» **Data extract**:

◆ ◆ ◆

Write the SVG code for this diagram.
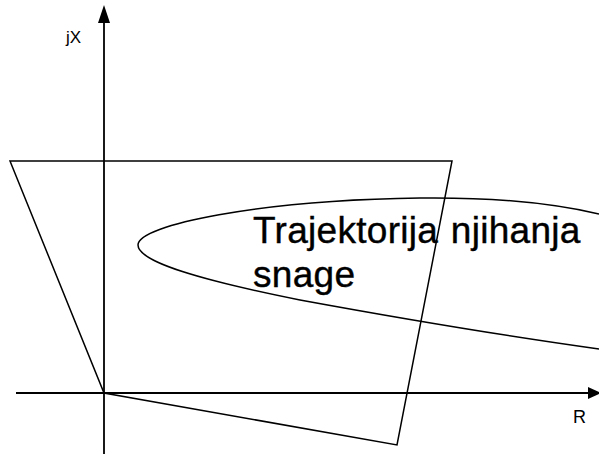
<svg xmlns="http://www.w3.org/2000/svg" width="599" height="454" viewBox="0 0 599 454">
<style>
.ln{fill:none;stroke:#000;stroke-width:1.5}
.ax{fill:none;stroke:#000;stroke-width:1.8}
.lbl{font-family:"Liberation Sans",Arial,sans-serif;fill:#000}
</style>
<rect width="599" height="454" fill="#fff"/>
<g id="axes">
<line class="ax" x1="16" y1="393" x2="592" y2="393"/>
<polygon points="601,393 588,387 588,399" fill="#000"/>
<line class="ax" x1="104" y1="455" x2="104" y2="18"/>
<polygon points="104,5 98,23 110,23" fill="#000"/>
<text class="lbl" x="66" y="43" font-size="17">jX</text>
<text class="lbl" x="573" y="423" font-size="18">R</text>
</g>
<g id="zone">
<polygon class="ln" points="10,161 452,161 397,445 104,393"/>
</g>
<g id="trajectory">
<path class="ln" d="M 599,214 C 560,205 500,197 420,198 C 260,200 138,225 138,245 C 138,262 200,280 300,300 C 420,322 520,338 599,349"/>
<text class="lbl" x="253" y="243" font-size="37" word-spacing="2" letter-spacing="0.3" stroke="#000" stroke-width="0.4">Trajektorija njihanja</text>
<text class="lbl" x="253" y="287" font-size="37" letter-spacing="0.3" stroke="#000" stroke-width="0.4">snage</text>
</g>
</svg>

◆ ◆ ◆

» **Your task**:
Leave out the pictures and restate everything else word for word.

» **The result**:
Write the SVG code for this diagram.
<svg xmlns="http://www.w3.org/2000/svg" width="599" height="454" viewBox="0 0 599 454">
<style>
.ln{fill:none;stroke:#000;stroke-width:1.5}
.ax{fill:none;stroke:#000;stroke-width:1.8}
.lbl{font-family:"Liberation Sans",Arial,sans-serif;fill:#000}
</style>
<rect width="599" height="454" fill="#fff"/>
<g id="axes">
<line class="ax" x1="16" y1="393" x2="592" y2="393"/>
<polygon points="601,393 588,387 588,399" fill="#000"/>
<line class="ax" x1="104" y1="455" x2="104" y2="18"/>
<polygon points="104,5 98,23 110,23" fill="#000"/>
<text class="lbl" x="66" y="43" font-size="17">jX</text>
<text class="lbl" x="573" y="423" font-size="18">R</text>
</g>
<g id="zone">
<polygon class="ln" points="10,161 452,161 397,445 104,393"/>
</g>
<g id="trajectory">
<path class="ln" d="M 599,214 C 560,205 500,197 420,198 C 260,200 138,225 138,245 C 138,262 200,280 300,300 C 420,322 520,338 599,349"/>
<text class="lbl" x="253" y="243" font-size="37" word-spacing="2" letter-spacing="0.3" stroke="#000" stroke-width="0.4">Trajektorija njihanja</text>
<text class="lbl" x="253" y="287" font-size="37" letter-spacing="0.3" stroke="#000" stroke-width="0.4">snage</text>
</g>
</svg>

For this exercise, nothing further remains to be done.